# [DIRECTIONS FOR THIS TASK]
What are the lines from the one with "Reproduce this chart" through the one with "215, 185, 155];", inclusive? Output them exactly, and leave out the pictures.

# [STORED ROWS]
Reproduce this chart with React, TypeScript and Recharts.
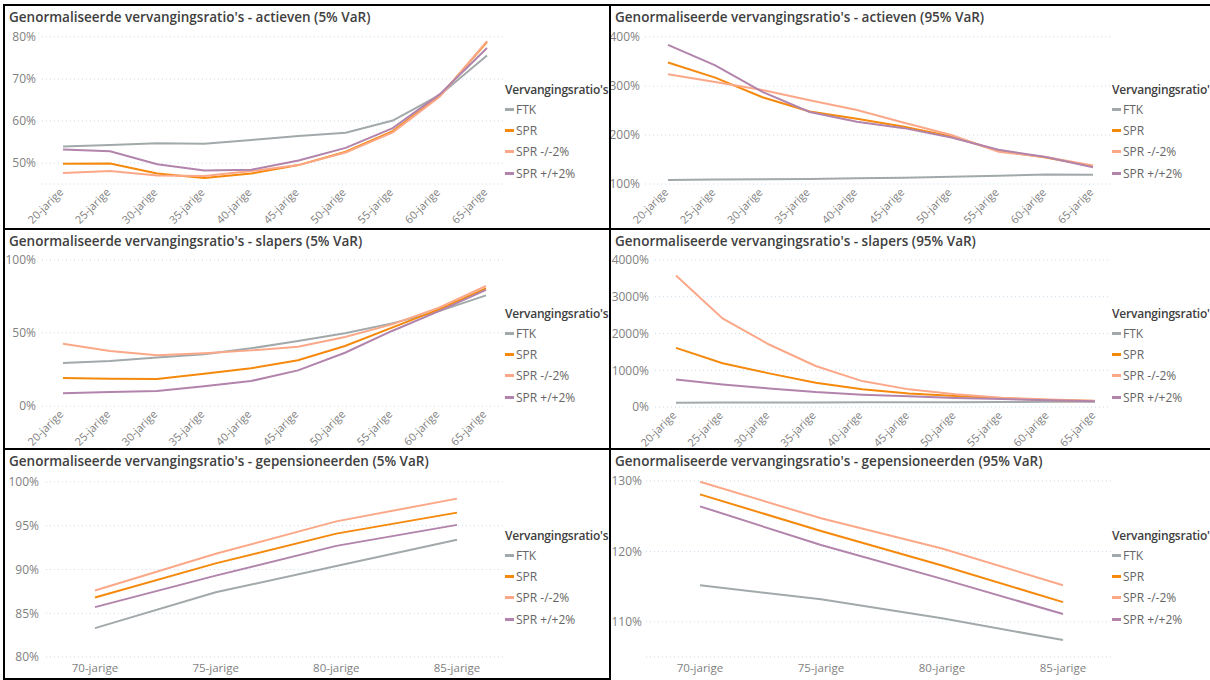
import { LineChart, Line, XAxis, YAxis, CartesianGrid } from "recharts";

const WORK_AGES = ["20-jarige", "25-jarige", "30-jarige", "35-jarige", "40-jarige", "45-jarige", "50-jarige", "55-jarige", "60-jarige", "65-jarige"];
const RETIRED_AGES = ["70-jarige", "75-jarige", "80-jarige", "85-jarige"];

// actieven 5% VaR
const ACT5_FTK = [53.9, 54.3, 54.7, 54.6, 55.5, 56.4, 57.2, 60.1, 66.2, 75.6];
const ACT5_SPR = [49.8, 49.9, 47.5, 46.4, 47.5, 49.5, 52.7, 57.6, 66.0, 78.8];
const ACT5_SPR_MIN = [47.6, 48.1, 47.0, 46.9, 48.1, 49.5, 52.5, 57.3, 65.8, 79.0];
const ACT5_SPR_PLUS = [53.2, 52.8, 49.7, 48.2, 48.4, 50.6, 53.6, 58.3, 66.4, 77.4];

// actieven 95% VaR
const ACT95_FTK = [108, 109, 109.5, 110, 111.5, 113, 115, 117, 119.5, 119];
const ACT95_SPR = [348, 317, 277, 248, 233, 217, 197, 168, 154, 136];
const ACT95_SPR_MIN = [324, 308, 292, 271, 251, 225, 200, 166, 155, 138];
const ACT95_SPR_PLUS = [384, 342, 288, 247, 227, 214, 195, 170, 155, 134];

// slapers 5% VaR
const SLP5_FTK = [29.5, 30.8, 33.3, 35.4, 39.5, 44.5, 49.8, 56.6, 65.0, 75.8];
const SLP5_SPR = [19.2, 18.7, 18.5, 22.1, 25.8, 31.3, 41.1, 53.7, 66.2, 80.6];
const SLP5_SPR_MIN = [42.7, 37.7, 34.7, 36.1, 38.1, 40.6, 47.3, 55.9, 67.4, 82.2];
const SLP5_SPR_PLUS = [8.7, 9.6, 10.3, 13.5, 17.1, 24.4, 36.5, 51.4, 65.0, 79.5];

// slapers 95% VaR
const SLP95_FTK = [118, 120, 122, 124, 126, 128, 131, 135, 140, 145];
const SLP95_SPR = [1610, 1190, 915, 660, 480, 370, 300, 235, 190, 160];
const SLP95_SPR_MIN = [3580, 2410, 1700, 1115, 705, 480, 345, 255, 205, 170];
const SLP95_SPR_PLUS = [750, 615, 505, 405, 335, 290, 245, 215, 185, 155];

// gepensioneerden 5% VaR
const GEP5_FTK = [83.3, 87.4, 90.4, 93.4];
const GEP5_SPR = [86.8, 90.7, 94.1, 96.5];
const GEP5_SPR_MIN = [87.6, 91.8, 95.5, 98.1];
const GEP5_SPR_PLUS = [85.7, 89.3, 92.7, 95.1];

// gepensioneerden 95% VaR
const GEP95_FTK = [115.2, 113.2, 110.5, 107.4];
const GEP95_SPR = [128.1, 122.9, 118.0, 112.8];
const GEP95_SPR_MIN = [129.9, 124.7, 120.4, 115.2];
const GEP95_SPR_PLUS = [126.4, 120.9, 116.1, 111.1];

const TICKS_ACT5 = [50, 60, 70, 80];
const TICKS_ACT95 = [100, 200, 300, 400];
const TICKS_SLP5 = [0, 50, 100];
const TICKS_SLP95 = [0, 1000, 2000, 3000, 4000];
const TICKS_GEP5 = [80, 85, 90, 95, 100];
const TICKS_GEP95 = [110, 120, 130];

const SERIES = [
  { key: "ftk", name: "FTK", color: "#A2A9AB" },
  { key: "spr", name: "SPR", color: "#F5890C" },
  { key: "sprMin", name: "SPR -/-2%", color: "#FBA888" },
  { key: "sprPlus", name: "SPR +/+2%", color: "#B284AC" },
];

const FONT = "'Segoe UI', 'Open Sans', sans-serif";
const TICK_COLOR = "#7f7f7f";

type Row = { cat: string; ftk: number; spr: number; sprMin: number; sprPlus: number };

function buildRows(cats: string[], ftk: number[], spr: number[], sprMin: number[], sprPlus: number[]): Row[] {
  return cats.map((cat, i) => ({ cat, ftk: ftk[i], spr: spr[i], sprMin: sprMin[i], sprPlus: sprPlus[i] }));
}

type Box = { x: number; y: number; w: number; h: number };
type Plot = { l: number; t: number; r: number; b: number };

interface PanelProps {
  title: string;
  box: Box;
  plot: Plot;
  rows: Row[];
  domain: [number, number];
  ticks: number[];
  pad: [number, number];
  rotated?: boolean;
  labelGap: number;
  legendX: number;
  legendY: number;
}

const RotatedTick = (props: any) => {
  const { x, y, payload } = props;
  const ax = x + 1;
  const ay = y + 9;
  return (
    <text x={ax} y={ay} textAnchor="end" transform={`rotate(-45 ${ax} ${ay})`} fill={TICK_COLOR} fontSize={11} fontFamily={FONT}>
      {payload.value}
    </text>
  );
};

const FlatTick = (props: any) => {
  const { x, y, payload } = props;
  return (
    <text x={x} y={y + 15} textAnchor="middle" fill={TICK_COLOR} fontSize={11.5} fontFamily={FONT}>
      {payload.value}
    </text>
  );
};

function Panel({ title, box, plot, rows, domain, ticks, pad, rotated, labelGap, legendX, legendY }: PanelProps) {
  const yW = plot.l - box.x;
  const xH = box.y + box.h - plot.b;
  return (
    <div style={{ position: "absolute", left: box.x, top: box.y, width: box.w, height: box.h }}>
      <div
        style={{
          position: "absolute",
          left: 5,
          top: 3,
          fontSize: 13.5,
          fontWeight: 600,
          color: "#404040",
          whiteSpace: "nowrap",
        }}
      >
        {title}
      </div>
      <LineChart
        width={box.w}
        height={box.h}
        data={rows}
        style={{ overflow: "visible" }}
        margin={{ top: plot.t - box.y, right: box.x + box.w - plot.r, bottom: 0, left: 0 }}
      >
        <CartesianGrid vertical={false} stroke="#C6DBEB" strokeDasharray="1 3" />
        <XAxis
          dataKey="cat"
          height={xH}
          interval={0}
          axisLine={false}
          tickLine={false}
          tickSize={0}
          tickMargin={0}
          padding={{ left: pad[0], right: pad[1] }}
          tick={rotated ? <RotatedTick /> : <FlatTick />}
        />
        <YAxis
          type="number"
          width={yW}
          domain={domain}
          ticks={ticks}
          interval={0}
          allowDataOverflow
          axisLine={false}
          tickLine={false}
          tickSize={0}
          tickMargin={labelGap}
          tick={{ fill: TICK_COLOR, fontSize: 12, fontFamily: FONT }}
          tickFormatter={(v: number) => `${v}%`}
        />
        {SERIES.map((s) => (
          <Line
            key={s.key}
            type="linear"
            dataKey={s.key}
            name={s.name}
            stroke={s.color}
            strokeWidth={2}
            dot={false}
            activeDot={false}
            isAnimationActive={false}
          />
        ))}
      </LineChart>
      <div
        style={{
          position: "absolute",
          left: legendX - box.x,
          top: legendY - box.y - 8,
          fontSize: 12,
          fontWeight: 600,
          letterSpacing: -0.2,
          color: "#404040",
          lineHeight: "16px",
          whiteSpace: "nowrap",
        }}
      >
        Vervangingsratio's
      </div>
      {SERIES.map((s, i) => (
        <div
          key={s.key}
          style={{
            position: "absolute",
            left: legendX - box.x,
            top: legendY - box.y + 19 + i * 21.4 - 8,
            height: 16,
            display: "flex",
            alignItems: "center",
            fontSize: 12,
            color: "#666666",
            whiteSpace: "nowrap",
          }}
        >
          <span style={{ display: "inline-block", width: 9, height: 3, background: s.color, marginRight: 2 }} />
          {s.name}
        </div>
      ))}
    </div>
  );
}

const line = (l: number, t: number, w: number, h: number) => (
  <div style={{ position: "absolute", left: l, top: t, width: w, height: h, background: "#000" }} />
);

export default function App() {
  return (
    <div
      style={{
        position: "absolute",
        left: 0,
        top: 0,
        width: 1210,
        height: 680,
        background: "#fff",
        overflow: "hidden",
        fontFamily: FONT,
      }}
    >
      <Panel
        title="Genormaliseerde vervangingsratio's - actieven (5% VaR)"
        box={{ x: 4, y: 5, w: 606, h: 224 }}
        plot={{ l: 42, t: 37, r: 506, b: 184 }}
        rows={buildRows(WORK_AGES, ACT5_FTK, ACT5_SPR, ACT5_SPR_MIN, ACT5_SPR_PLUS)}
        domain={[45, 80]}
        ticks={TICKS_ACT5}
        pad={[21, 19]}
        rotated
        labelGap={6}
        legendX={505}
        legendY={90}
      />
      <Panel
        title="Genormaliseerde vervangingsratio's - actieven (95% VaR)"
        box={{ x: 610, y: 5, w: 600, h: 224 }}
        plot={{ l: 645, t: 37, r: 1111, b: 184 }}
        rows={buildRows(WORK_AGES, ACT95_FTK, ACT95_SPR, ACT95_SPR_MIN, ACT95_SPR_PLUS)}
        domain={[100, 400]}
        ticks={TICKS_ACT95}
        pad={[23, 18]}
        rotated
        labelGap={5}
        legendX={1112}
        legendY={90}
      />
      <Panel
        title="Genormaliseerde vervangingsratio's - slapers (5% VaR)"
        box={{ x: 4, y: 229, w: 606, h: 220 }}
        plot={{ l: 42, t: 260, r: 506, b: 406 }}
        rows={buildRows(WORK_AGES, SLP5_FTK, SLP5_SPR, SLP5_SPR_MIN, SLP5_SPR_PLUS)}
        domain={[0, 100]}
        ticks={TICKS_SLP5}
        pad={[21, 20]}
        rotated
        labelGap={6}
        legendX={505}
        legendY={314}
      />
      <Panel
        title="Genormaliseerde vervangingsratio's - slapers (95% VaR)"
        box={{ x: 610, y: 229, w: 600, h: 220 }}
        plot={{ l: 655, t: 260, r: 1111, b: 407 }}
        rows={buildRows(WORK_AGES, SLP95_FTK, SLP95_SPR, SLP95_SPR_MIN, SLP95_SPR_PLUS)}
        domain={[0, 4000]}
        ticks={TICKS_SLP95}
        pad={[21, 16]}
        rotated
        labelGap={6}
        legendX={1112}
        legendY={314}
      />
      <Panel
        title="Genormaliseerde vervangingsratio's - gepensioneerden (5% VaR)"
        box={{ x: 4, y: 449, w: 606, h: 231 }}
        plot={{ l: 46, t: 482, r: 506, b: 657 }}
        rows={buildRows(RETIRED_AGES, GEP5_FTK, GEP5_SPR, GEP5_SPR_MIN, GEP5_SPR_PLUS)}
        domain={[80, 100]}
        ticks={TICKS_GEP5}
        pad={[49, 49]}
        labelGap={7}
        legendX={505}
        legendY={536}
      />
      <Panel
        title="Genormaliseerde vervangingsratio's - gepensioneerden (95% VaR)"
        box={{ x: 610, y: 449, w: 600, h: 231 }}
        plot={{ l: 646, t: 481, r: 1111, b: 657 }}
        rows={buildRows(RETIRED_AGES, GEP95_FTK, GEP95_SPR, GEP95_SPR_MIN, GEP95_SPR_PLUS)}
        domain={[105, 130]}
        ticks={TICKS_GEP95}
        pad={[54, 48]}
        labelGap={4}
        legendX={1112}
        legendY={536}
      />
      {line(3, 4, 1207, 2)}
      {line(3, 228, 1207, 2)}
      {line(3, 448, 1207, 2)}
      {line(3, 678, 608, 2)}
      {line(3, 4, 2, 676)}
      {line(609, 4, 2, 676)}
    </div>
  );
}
* * *
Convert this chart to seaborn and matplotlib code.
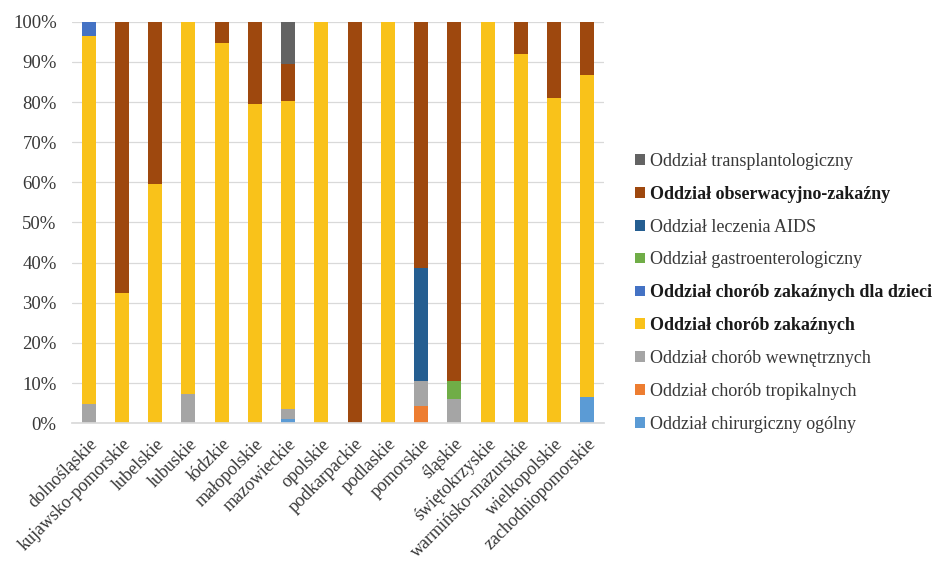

# [FINISHED ANSWER]
Reproduce this chart with React, TypeScript and Recharts.
import { LineChart, Line, XAxis, YAxis, CartesianGrid } from "recharts";

const WORK_AGES = ["20-jarige", "25-jarige", "30-jarige", "35-jarige", "40-jarige", "45-jarige", "50-jarige", "55-jarige", "60-jarige", "65-jarige"];
const RETIRED_AGES = ["70-jarige", "75-jarige", "80-jarige", "85-jarige"];

// actieven 5% VaR
const ACT5_FTK = [53.9, 54.3, 54.7, 54.6, 55.5, 56.4, 57.2, 60.1, 66.2, 75.6];
const ACT5_SPR = [49.8, 49.9, 47.5, 46.4, 47.5, 49.5, 52.7, 57.6, 66.0, 78.8];
const ACT5_SPR_MIN = [47.6, 48.1, 47.0, 46.9, 48.1, 49.5, 52.5, 57.3, 65.8, 79.0];
const ACT5_SPR_PLUS = [53.2, 52.8, 49.7, 48.2, 48.4, 50.6, 53.6, 58.3, 66.4, 77.4];

// actieven 95% VaR
const ACT95_FTK = [108, 109, 109.5, 110, 111.5, 113, 115, 117, 119.5, 119];
const ACT95_SPR = [348, 317, 277, 248, 233, 217, 197, 168, 154, 136];
const ACT95_SPR_MIN = [324, 308, 292, 271, 251, 225, 200, 166, 155, 138];
const ACT95_SPR_PLUS = [384, 342, 288, 247, 227, 214, 195, 170, 155, 134];

// slapers 5% VaR
const SLP5_FTK = [29.5, 30.8, 33.3, 35.4, 39.5, 44.5, 49.8, 56.6, 65.0, 75.8];
const SLP5_SPR = [19.2, 18.7, 18.5, 22.1, 25.8, 31.3, 41.1, 53.7, 66.2, 80.6];
const SLP5_SPR_MIN = [42.7, 37.7, 34.7, 36.1, 38.1, 40.6, 47.3, 55.9, 67.4, 82.2];
const SLP5_SPR_PLUS = [8.7, 9.6, 10.3, 13.5, 17.1, 24.4, 36.5, 51.4, 65.0, 79.5];

// slapers 95% VaR
const SLP95_FTK = [118, 120, 122, 124, 126, 128, 131, 135, 140, 145];
const SLP95_SPR = [1610, 1190, 915, 660, 480, 370, 300, 235, 190, 160];
const SLP95_SPR_MIN = [3580, 2410, 1700, 1115, 705, 480, 345, 255, 205, 170];
const SLP95_SPR_PLUS = [750, 615, 505, 405, 335, 290, 245, 215, 185, 155];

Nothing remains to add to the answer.